The situation is similar in Venezuela with the Uwottüja Indigenous community, who live in voluntary isolation along tributaries of the Orinoco River. In 2022, Virgilio Trujillo Arana, one of the community’s most prominent leaders, was killed by an unidentified hitman after vocally denouncing illegal mining and the accompanying violations in the Venezuelan Amazon.
In a video recorded before his murder, Virgilio said the community would continue to defend their land because without it they would disappear: “Whatever happens, happens. Without land, we disappear. That’s why we defend our territories.” Since 2014, 20 Venezuelan environmental defenders have been killed, 17 specifically in the Amazon.
Without land, we disappear. That’s why we defend our territories
Virgilio Trujillo Arana, assassinated leader of the Uwottüja Indigenous community
In Peru, Santiago Vega Chota, Yenes Ríos Bonsano and Herasmo García Grau, three environmental defenders from the Ucayali region, were killed in the last two years after defending their lands and forests. Peru is among the 10 most dangerous countries for environmental defenders, with 42 people killed since 2014 – half of them in the Amazon.
The Inter-American Commission on Human Rights and Amnesty International have called on the Peruvian government to comply with international rules and standards and protect defenders and their families.

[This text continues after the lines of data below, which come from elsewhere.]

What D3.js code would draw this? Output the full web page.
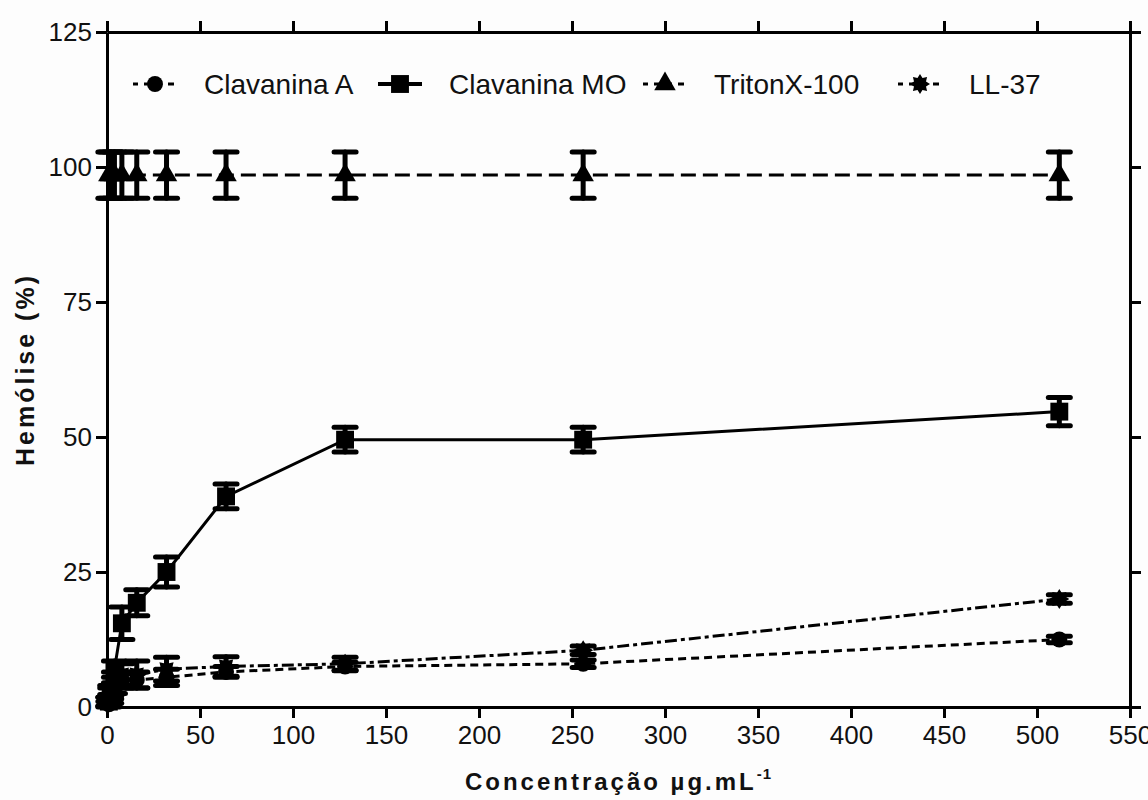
<!DOCTYPE html>
<html>
<head>
<meta charset="utf-8">
<script src="https://cdn.jsdelivr.net/npm/d3@7"></script>
<style>
  body { margin: 0; background: #fdfdfd; }
  text { font-family: "Liberation Sans", Arial, sans-serif; fill: #111; }
</style>
</head>
<body>
<svg id="chart" width="1148" height="800"></svg>
<script>
// concentrations (µg/mL) and % hemolysis
const concentrations = [1, 2, 4, 8, 16, 32, 64, 128, 256, 512];
const clavaninaA    = [0.5, 1.5, 3.5, 5, 5, 5.5, 6.5, 7.5, 8, 12.5];
const clavaninaAErr = [0.5, 0.8, 1, 1.5, 1.5, 1.5, 1, 0.8, 0.7, 0.6];
const clavaninaMO    = [1, 3, 7, 15.5, 19.3, 25, 39, 49.5, 49.5, 54.7];
const clavaninaMOErr = [0.8, 1, 1.5, 3, 2.4, 2.8, 2.3, 2.3, 2.3, 2.6];
const triton    = [98.5, 98.5, 98.5, 98.5, 98.5, 98.5, 98.5, 98.5, 98.5, 98.5];
const tritonErr = [4.3, 4.3, 4.3, 4.3, 4.3, 4.3, 4.3, 4.3, 4.3, 4.3];
const ll37    = [1, 2.5, 5, 6, 6, 7, 7.5, 8, 10.5, 20];
const ll37Err = [0.8, 1, 1.5, 2, 2.5, 2.2, 1.8, 1.2, 0.8, 0.8];

const xTicks = [0, 50, 100, 150, 200, 250, 300, 350, 400, 450, 500, 550];
const yTicks = [0, 25, 50, 75, 100, 125];
const seriesNames = ["Clavanina A", "Clavanina MO", "TritonX-100", "LL-37"];

const width = 1148, height = 800;
const margin = { top: 32, right: 18, bottom: 93, left: 107 };
const legendX = [155, 400, 665, 920]; // symbol centres
const legendY = 84;

const starPath = () => {
  const pts = d3.range(16).map(i => {
    const r = i % 2 ? 6.5 : 10;
    const a = i * Math.PI / 8;
    return [r * Math.sin(a), -r * Math.cos(a)];
  });
  return "M" + pts.join("L") + "Z";
};

const series = [
  { name: seriesNames[0], values: clavaninaA, err: clavaninaAErr, dash: "8,5",
    marker: d3.symbol().type(d3.symbolCircle).size(200)() },
  { name: seriesNames[1], values: clavaninaMO, err: clavaninaMOErr, dash: null,
    marker: d3.symbol().type(d3.symbolSquare).size(320)() },
  { name: seriesNames[2], values: triton, err: tritonErr, dash: "15,7",
    marker: d3.symbol().type(d3.symbolTriangle).size(200)() },
  { name: seriesNames[3], values: ll37, err: ll37Err, dash: "12,4,4,4",
    marker: starPath() }
];

const svg = d3.select("#chart");

const x = d3.scaleLinear().domain([0, 550]).range([margin.left, width - margin.right]);
const y = d3.scaleLinear().domain([0, 125]).range([height - margin.bottom, margin.top]);

/* ------- AXES -------*/
function styleAxis(g) {
  g.selectAll("path.domain").attr("stroke", "#000").attr("stroke-width", 3);
  g.selectAll(".tick line").attr("stroke", "#000").attr("stroke-width", 3);
  g.selectAll(".tick text").attr("font-size", 26).attr("fill", "#111")
    .style("font-family", '"Liberation Sans", Arial, sans-serif');
}

svg.append("g")
  .attr("transform", `translate(0,${y(0)})`)
  .call(d3.axisBottom(x).tickValues(xTicks).tickSize(11).tickSizeOuter(0).tickPadding(8))
  .call(styleAxis);

svg.append("g")
  .attr("transform", `translate(0,${y(125)})`)
  .call(d3.axisTop(x).tickValues(xTicks).tickSize(11).tickSizeOuter(0).tickFormat(""))
  .call(styleAxis);

svg.append("g")
  .attr("transform", `translate(${x(0)},0)`)
  .call(d3.axisLeft(y).tickValues(yTicks).tickSize(11).tickSizeOuter(0).tickPadding(4))
  .call(styleAxis);

svg.append("g")
  .attr("transform", `translate(${x(550)},0)`)
  .call(d3.axisRight(y).tickValues(yTicks).tickSize(11).tickSizeOuter(0).tickFormat(""))
  .call(styleAxis);

/* ------- AXIS TITLES -------*/
const xTitle = svg.append("text")
  .attr("x", (x(0) + x(550)) / 2)
  .attr("y", 790)
  .attr("text-anchor", "middle")
  .attr("font-size", 24)
  .attr("font-weight", "bold")
  .attr("letter-spacing", 3);
xTitle.append("tspan").text("Concentração µg.mL");
xTitle.append("tspan").attr("font-size", 15).attr("dy", -11).attr("letter-spacing", 1).text("-1");

svg.append("text")
  .attr("transform", `translate(34,${(y(0) + y(125)) / 2}) rotate(-90)`)
  .attr("text-anchor", "middle")
  .attr("font-size", 25)
  .attr("font-weight", "bold")
  .attr("letter-spacing", 3)
  .text("Hemólise (%)");

/* ------- SERIES -------*/
const line = d3.line()
  .x((d, i) => x(concentrations[i]))
  .y(d => y(d));

const plot = svg.append("g");

series.forEach(s => {
  const g = plot.append("g");

  g.append("path")
    .datum(s.values)
    .attr("d", line)
    .attr("fill", "none")
    .attr("stroke", "#000")
    .attr("stroke-width", 3)
    .attr("stroke-dasharray", s.dash);

  const pts = s.values.map((v, i) => ({ c: concentrations[i], v: v, e: s.err[i] }));

  const bars = g.selectAll("g.err").data(pts).enter().append("g")
    .attr("class", "err")
    .attr("stroke", "#000")
    .attr("stroke-width", 5)
    .attr("stroke-linecap", "round");
  bars.append("line")
    .attr("x1", d => x(d.c)).attr("x2", d => x(d.c))
    .attr("y1", d => y(d.v - d.e)).attr("y2", d => y(d.v + d.e));
  bars.append("line")
    .attr("x1", d => x(d.c) - 11).attr("x2", d => x(d.c) + 11)
    .attr("y1", d => y(d.v + d.e)).attr("y2", d => y(d.v + d.e));
  bars.append("line")
    .attr("x1", d => x(d.c) - 11).attr("x2", d => x(d.c) + 11)
    .attr("y1", d => y(d.v - d.e)).attr("y2", d => y(d.v - d.e));

  g.selectAll("path.marker").data(pts).enter().append("path")
    .attr("class", "marker")
    .attr("d", s.marker)
    .attr("transform", d => `translate(${x(d.c)},${y(d.v)})`)
    .attr("fill", "#000");
});

/* ------- LEGEND -------*/
const legend = svg.append("g");
series.forEach((s, i) => {
  const cx = legendX[i];
  legend.append("line")
    .attr("x1", cx - 22).attr("x2", cx + 22)
    .attr("y1", legendY).attr("y2", legendY)
    .attr("stroke", "#000")
    .attr("stroke-width", s.dash ? 3 : 4)
    .attr("stroke-dasharray", s.dash ? "6,6" : null)
    .attr("stroke-dashoffset", s.dash ? 1 : null);
  legend.append("path")
    .attr("d", s.marker)
    .attr("transform", `translate(${cx},${legendY})`)
    .attr("fill", "#000");
  legend.append("text")
    .attr("x", cx + 49)
    .attr("y", legendY + 10)
    .attr("font-size", 28)
    .text(s.name);
});
</script>
</body>
</html>
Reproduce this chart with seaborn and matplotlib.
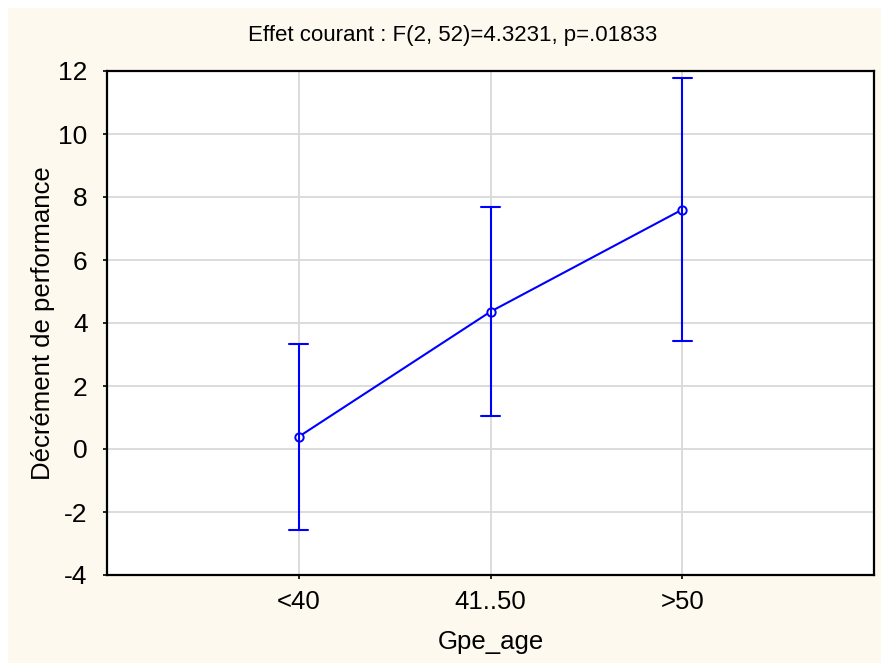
import matplotlib
matplotlib.use("Agg")
import matplotlib.pyplot as plt
from matplotlib.patches import Rectangle
import seaborn as sns
import pandas as pd
import numpy as np

# ---- data ----
categories = ["<40", "41..50", ">50"]
means = [0.39, 4.36, 7.60]
lower = [-2.57, 1.06, 3.42]
upper = [3.33, 7.67, 11.77]
y_ticks = [-4, -2, 0, 2, 4, 6, 8, 10, 12]
title = "Effet courant : F(2, 52)=4.3231, p=.01833"
xlabel = "Gpe_age"
ylabel = "Décrément de performance"

sns.set_theme(style="white")
plt.rcParams["font.family"] = ["Liberation Sans", "DejaVu Sans"]
plt.rcParams["text.color"] = "black"
plt.rcParams["axes.labelcolor"] = "black"
plt.rcParams["xtick.color"] = "black"
plt.rcParams["ytick.color"] = "black"

W, H = 881, 666
fig = plt.figure(figsize=(W / 100, H / 100), dpi=100, facecolor="white")
fig.patches.append(Rectangle((8 / W, 3 / H), (W - 8) / W, (H - 3 - 8) / H,
                             transform=fig.transFigure, facecolor="#FEF9EE",
                             edgecolor="none", zorder=-10))
ax = fig.add_axes([107 / W, (H - 575) / H, (874 - 107) / W, (575 - 71) / H])
ax.set_facecolor("white")

# long table: lower / mean / upper per category -> median = mean, 100% interval = bounds
rows = []
for c, lo, m, hi in zip(categories, lower, means, upper):
    for v in (lo, m, hi):
        rows.append({"Gpe_age": c, "val": v})
df = pd.DataFrame(rows)

sns.pointplot(data=df, x="Gpe_age", y="val", order=categories,
              estimator="median", errorbar=("pi", 100),
              color="#0000FF", markers="o", markersize=6,
              markerfacecolor="white", markeredgewidth=1.4,
              linewidth=1.5, capsize=0.1,
              err_kws={"linewidth": 1.5}, ax=ax)

ax.set_xlim(-1, 3)
ax.set_ylim(-4, 12)
ax.set_yticks(y_ticks)
ax.set_yticklabels([str(t) for t in y_ticks])
ax.grid(True, color="#D9D9D9", linewidth=1.3)
ax.set_axisbelow(True)
for s in ax.spines.values():
    s.set_color("black")
    s.set_linewidth(1.6)
    s.set_visible(True)
ax.tick_params(axis="both", which="both", direction="out", length=3, width=1.2,
               color="black", labelcolor="black", labelsize=18.5,
               left=True, bottom=True)
ax.tick_params(axis="y", pad=11, labelsize=19)
ax.tick_params(axis="x", pad=8)
ax.set_xlabel(xlabel, fontsize=18.5, labelpad=11, color="black")
ax.set_ylabel(ylabel, fontsize=18.5, labelpad=2, color="black")
fig.text(453 / W, 1 - 35 / H, title, ha="center", va="center",
         fontsize=16, color="black")

fig.savefig("out.png", dpi=100, facecolor=fig.get_facecolor())
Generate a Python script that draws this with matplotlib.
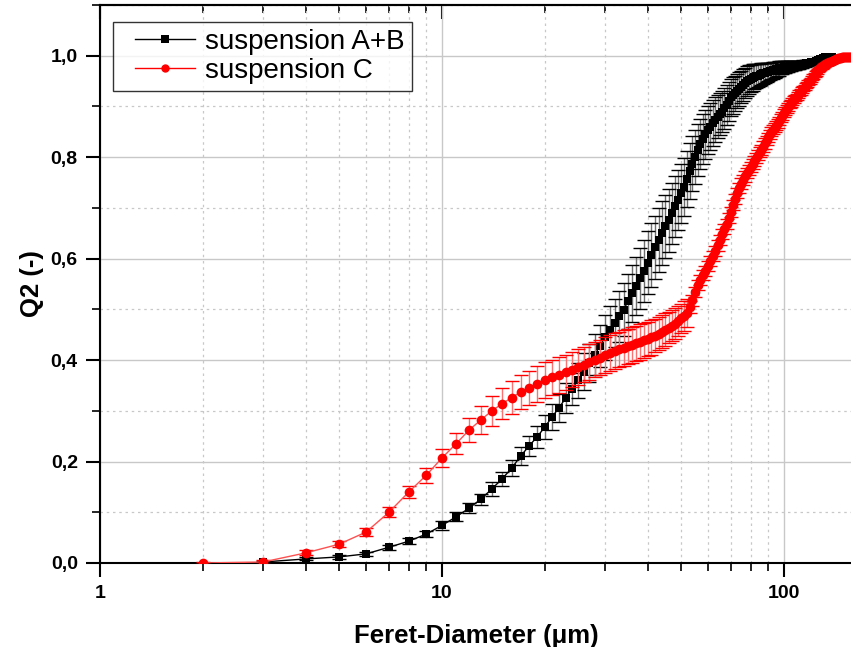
import matplotlib
matplotlib.use("Agg")
import matplotlib.pyplot as plt
from matplotlib.ticker import LogLocator, FuncFormatter, MultipleLocator, NullFormatter
from matplotlib.legend_handler import HandlerLine2D

# ---------------- data ----------------
x_ab = list(range(3, 139))
q2_ab = [0.002, 0.008, 0.012, 0.018, 0.031, 0.043, 0.057, 0.074, 0.091, 0.108,   # 3-12
         0.126, 0.146, 0.166, 0.187, 0.211, 0.231, 0.249, 0.268, 0.288, 0.306,   # 13-22
         0.325, 0.343, 0.360, 0.377, 0.394, 0.411, 0.428, 0.445, 0.460, 0.473,   # 23-32
         0.486, 0.499, 0.516, 0.532, 0.546, 0.561, 0.576, 0.592, 0.607, 0.622,   # 33-42
         0.637, 0.651, 0.664, 0.676, 0.689, 0.703, 0.716, 0.729, 0.742, 0.757,   # 43-52
         0.772, 0.787, 0.801, 0.814, 0.826, 0.836, 0.845, 0.853, 0.860, 0.867,   # 53-62
         0.874, 0.880, 0.885, 0.890, 0.896, 0.903, 0.910, 0.918, 0.922, 0.926,   # 63-72
         0.930, 0.934, 0.938, 0.942, 0.946, 0.950, 0.953, 0.955, 0.957, 0.959,   # 73-82
         0.960, 0.961, 0.962, 0.964, 0.965, 0.966, 0.967, 0.968, 0.969, 0.970,   # 83-92
         0.971, 0.972, 0.973, 0.974, 0.975, 0.976, 0.976, 0.977, 0.977, 0.978,   # 93-102
         0.978, 0.979, 0.979, 0.980, 0.980, 0.981, 0.981, 0.982, 0.982, 0.983,   # 103-112
         0.983, 0.984, 0.984, 0.985, 0.985, 0.986, 0.986, 0.987, 0.987, 0.988,   # 113-122
         0.988, 0.989, 0.990, 0.991, 0.992, 0.993, 0.994, 0.995, 0.996, 0.997,   # 123-132
         0.997, 0.998, 0.998, 0.998, 0.998, 0.998]                               # 133-138
err_ab = [0.002, 0.003, 0.004, 0.004, 0.005, 0.006, 0.006, 0.008, 0.009, 0.010,  # 3-12
          0.011, 0.013, 0.014, 0.016, 0.018, 0.020, 0.022, 0.024, 0.026, 0.028,  # 13-22
          0.030, 0.032, 0.034, 0.036, 0.038, 0.040, 0.042, 0.044, 0.046, 0.048,  # 23-32
          0.050, 0.052, 0.054, 0.056, 0.058, 0.060, 0.061, 0.062, 0.063, 0.063,  # 33-42
          0.063, 0.063, 0.062, 0.062, 0.061, 0.060, 0.059, 0.058, 0.057, 0.056,  # 43-52
          0.055, 0.054, 0.053, 0.052, 0.050, 0.049, 0.048, 0.047, 0.046, 0.045,  # 53-62
          0.044, 0.043, 0.042, 0.041, 0.040, 0.039, 0.038, 0.037, 0.036, 0.035,  # 63-72
          0.034, 0.033, 0.032, 0.031, 0.030, 0.029, 0.028, 0.027, 0.026, 0.025,  # 73-82
          0.024, 0.023, 0.022, 0.021, 0.020, 0.019, 0.018, 0.018, 0.017, 0.016,  # 83-92
          0.016, 0.015, 0.015, 0.014, 0.014, 0.013, 0.013, 0.012, 0.012, 0.011,  # 93-102
          0.011, 0.010, 0.010, 0.009, 0.009, 0.009, 0.008, 0.008, 0.008, 0.007,  # 103-112
          0.007, 0.007, 0.006, 0.006, 0.006, 0.005, 0.005, 0.005, 0.005, 0.004,  # 113-122
          0.004, 0.004, 0.004, 0.003, 0.003, 0.003, 0.003, 0.003, 0.002, 0.002,  # 123-132
          0.002, 0.002, 0.002, 0.002, 0.002, 0.002]                              # 133-138

x_c = list(range(2, 158))
q2_c = [0.000, 0.002, 0.020, 0.037, 0.061, 0.100, 0.140, 0.173, 0.207, 0.235,    # 2-11
        0.262, 0.282, 0.300, 0.314, 0.326, 0.337, 0.345, 0.353, 0.361, 0.366,    # 12-21
        0.371, 0.376, 0.381, 0.386, 0.391, 0.396, 0.401, 0.405, 0.410, 0.414,    # 22-31
        0.418, 0.421, 0.424, 0.427, 0.430, 0.433, 0.436, 0.439, 0.442, 0.445,    # 32-41
        0.448, 0.452, 0.456, 0.460, 0.464, 0.468, 0.472, 0.477, 0.482, 0.487,    # 42-51
        0.493, 0.505, 0.518, 0.535, 0.548, 0.558, 0.567, 0.576, 0.585, 0.595,    # 52-61
        0.605, 0.615, 0.626, 0.637, 0.648, 0.659, 0.669, 0.680, 0.692, 0.705,    # 62-71
        0.717, 0.729, 0.740, 0.748, 0.755, 0.762, 0.769, 0.775, 0.780, 0.786,    # 72-81
        0.792, 0.798, 0.804, 0.810, 0.815, 0.821, 0.827, 0.833, 0.839, 0.845,    # 82-91
        0.850, 0.854, 0.858, 0.862, 0.867, 0.872, 0.877, 0.882, 0.887, 0.891,    # 92-101
        0.895, 0.899, 0.903, 0.906, 0.910, 0.913, 0.916, 0.919, 0.922, 0.926,    # 102-111
        0.929, 0.932, 0.935, 0.938, 0.941, 0.944, 0.947, 0.950, 0.953, 0.956,    # 112-121
        0.959, 0.962, 0.965, 0.967, 0.970, 0.973, 0.975, 0.977, 0.979, 0.981,    # 122-131
        0.983, 0.984, 0.985, 0.986, 0.987, 0.988, 0.989, 0.990, 0.991, 0.992,    # 132-141
        0.993, 0.994, 0.995, 0.995, 0.996, 0.996, 0.997, 0.997, 0.997, 0.997,    # 142-151
        0.997, 0.997, 0.997, 0.997, 0.997, 0.997]                                # 152-157
err_c = [0.002, 0.003, 0.005, 0.006, 0.008, 0.010, 0.012, 0.015, 0.018, 0.021,   # 2-11
         0.024, 0.027, 0.030, 0.031, 0.032, 0.033, 0.034, 0.035, 0.035, 0.035,   # 12-21
         0.035, 0.035, 0.035, 0.035, 0.035, 0.035, 0.035, 0.035, 0.035, 0.035,   # 22-31
         0.035, 0.035, 0.035, 0.035, 0.035, 0.035, 0.035, 0.034, 0.034, 0.034,   # 32-41
         0.033, 0.033, 0.032, 0.032, 0.031, 0.031, 0.030, 0.030, 0.029, 0.029,   # 42-51
         0.028, 0.012, 0.011, 0.010, 0.010, 0.010, 0.010, 0.010, 0.010, 0.010,   # 52-61
         0.010, 0.010, 0.010, 0.010, 0.010, 0.010, 0.010, 0.010, 0.010, 0.010,   # 62-71
         0.010, 0.010, 0.010, 0.010, 0.010, 0.010, 0.010, 0.010, 0.010, 0.010,   # 72-81
         0.010, 0.010, 0.010, 0.010, 0.010, 0.010, 0.010, 0.009, 0.009, 0.009,   # 82-91
         0.009, 0.009, 0.009, 0.009, 0.009, 0.008, 0.008, 0.008, 0.008, 0.008,   # 92-101
         0.008, 0.007, 0.007, 0.007, 0.007, 0.007, 0.006, 0.006, 0.006, 0.006,   # 102-111
         0.006, 0.006, 0.005, 0.005, 0.005, 0.005, 0.005, 0.005, 0.004, 0.004,   # 112-121
         0.004, 0.004, 0.004, 0.004, 0.003, 0.003, 0.003, 0.003, 0.003, 0.003,   # 122-131
         0.002, 0.002, 0.002, 0.002, 0.002, 0.002, 0.002, 0.002, 0.002, 0.002,   # 132-141
         0.002, 0.002, 0.002, 0.002, 0.002, 0.002, 0.002, 0.002, 0.002, 0.002,   # 142-151
         0.002, 0.002, 0.002, 0.002, 0.002, 0.002]                               # 152-157

labels = ["suspension A+B", "suspension C"]
x_label = "Feret-Diameter (\u03bcm)"
y_label = "Q2 (-)"

# ---------------- figure ----------------
plt.rcParams['font.family'] = ['Liberation Sans', 'DejaVu Sans']
fig = plt.figure(figsize=(8.51, 6.47), dpi=100)
ax = fig.add_axes([100/851, 1 - 563/647, 1 - 100/851 + 0.002, 558/647])

# series A+B
eb1 = ax.errorbar(x_ab, q2_ab, yerr=err_ab, fmt='none', ecolor='black',
                  elinewidth=1.0, capsize=5, capthick=1.0, zorder=2)
eb1[2][0].set_color('#6e6e6e')
h1, = ax.plot(x_ab, q2_ab, color='black', lw=1.0, marker='s', markersize=6,
              markeredgewidth=0, zorder=3)

# series C
eb2 = ax.errorbar(x_c, q2_c, yerr=err_c, fmt='none', ecolor='red',
                  elinewidth=1.0, capsize=5, capthick=1.0, zorder=4)
eb2[2][0].set_color('#ff7070')
ax.plot(x_c, q2_c, color='#ff5050', lw=1.0, zorder=5)
ax.plot(x_c, q2_c, color='red', lw=0, marker='o', markersize=7,
        markeredgewidth=0, zorder=5)
h2, = ax.plot([], [], color='red', lw=1.0, marker='o', markersize=6,
              markeredgewidth=0)

ax.set_xscale('log')
ax.set_xlim(1, 159)
ax.set_ylim(0, 1.1)

# ticks
ax.xaxis.set_major_locator(LogLocator(base=10))
ax.xaxis.set_minor_locator(LogLocator(base=10, subs=range(2, 10)))
ax.xaxis.set_major_formatter(FuncFormatter(lambda v, p: f"{v:g}"))
ax.xaxis.set_minor_formatter(NullFormatter())
ax.yaxis.set_major_locator(MultipleLocator(0.2))
ax.yaxis.set_minor_locator(MultipleLocator(0.1))
ax.yaxis.set_major_formatter(FuncFormatter(lambda v, p: f"{v:.1f}".replace('.', ',')))

ax.tick_params(axis='both', which='major', direction='out', length=10, width=1.5,
               labelsize=14, pad=6)
ax.tick_params(axis='both', which='minor', direction='out', length=6, width=1.2)
for lab in ax.get_xticklabels() + ax.get_yticklabels():
    lab.set_fontweight('bold')

top = ax.secondary_xaxis('top')
top.tick_params(axis='x', which='major', direction='in', length=10, width=1.5, labeltop=False)
top.tick_params(axis='x', which='minor', direction='in', length=6, width=1.2)
top.xaxis.set_minor_locator(LogLocator(base=10, subs=range(2, 10)))
top.xaxis.set_minor_formatter(NullFormatter())
top.spines['top'].set_linewidth(1.5)

# grid
ax.grid(True, which='major', color='#c8c8c8', lw=1.0, ls='-', zorder=0)
ax.grid(True, which='minor', color='#c8c8c8', lw=0.9, ls=(0, (2, 3)), zorder=0)
ax.set_axisbelow(True)

for s in ['left', 'bottom', 'top']:
    ax.spines[s].set_linewidth(1.5)
ax.spines['right'].set_visible(False)

ax.set_xlabel(x_label, fontsize=18.5, fontweight='bold', labelpad=16)
ax.set_ylabel(y_label, fontsize=18.5, fontweight='bold', labelpad=5)

hmap = {h1: HandlerLine2D(xpad=0.54), h2: HandlerLine2D(xpad=0.54)}
leg = ax.legend(handles=[h1, h2], labels=labels, loc='upper left',
                bbox_to_anchor=(13/751, 1 - 17/558), fontsize=20, frameon=True,
                fancybox=False, edgecolor='black', handlelength=2.7,
                borderpad=0.25, labelspacing=0.1, handletextpad=0.36,
                borderaxespad=0, handler_map=hmap)
leg.get_frame().set_linewidth(1.0)

fig.savefig('out.png', dpi=100)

Last year, the country’s congress officially archived the bill through which the country would have ratified the Escazú Agreement.
The way forward
While the situation is dire, Global Witness highlighted some progress that occurred last year. The Escazú Agreement had its first conference of the parties (COP) in Chile, one year after coming into force, electing a group of public representatives to help with the treaty’s implementation. Also, the United Nations appointed the first ever Special Rapporteur on Environmental Defenders, with French human rights expert Michael Forst named to the position.
In Peru, the Supreme Court sentenced five illegal loggers to more than 28 years each in prison for the murder of four Ashéninka Indigenous leaders. However, the ruling was nullified this year. Meanwhile, in Mexico, a high court revoked the permits issued by federal authorities for the construction of the Veracruz port, questioned for its environmental impacts.
In its report, Global Witness calls on governments to create a safe environment for defenders and civil society to thrive, enforcing laws that protect defenders, and creating new ones. Relevant existing mechanisms such as the Escazú Agreement should be better used, the organisation said. In Latin America, 15 countries have so far ratified the treaty.
Governments should also report, investigate and seek accountability for reprisals against defenders, strengthening law enforcement and better monitoring the attacks, Global Witness said. Companies should also be required to carry out due diligence on human rights and environmental risks as this would make them more transparent to violence, it adds.
“More and more defenders are getting together and creating associations to protect themselves and the environment from threats and violations. We see this in different parts of the world,” Bianchini told Diálogo Chino. “The Escazú Agreement could be used as an example in other regions that do not have such instruments in place.”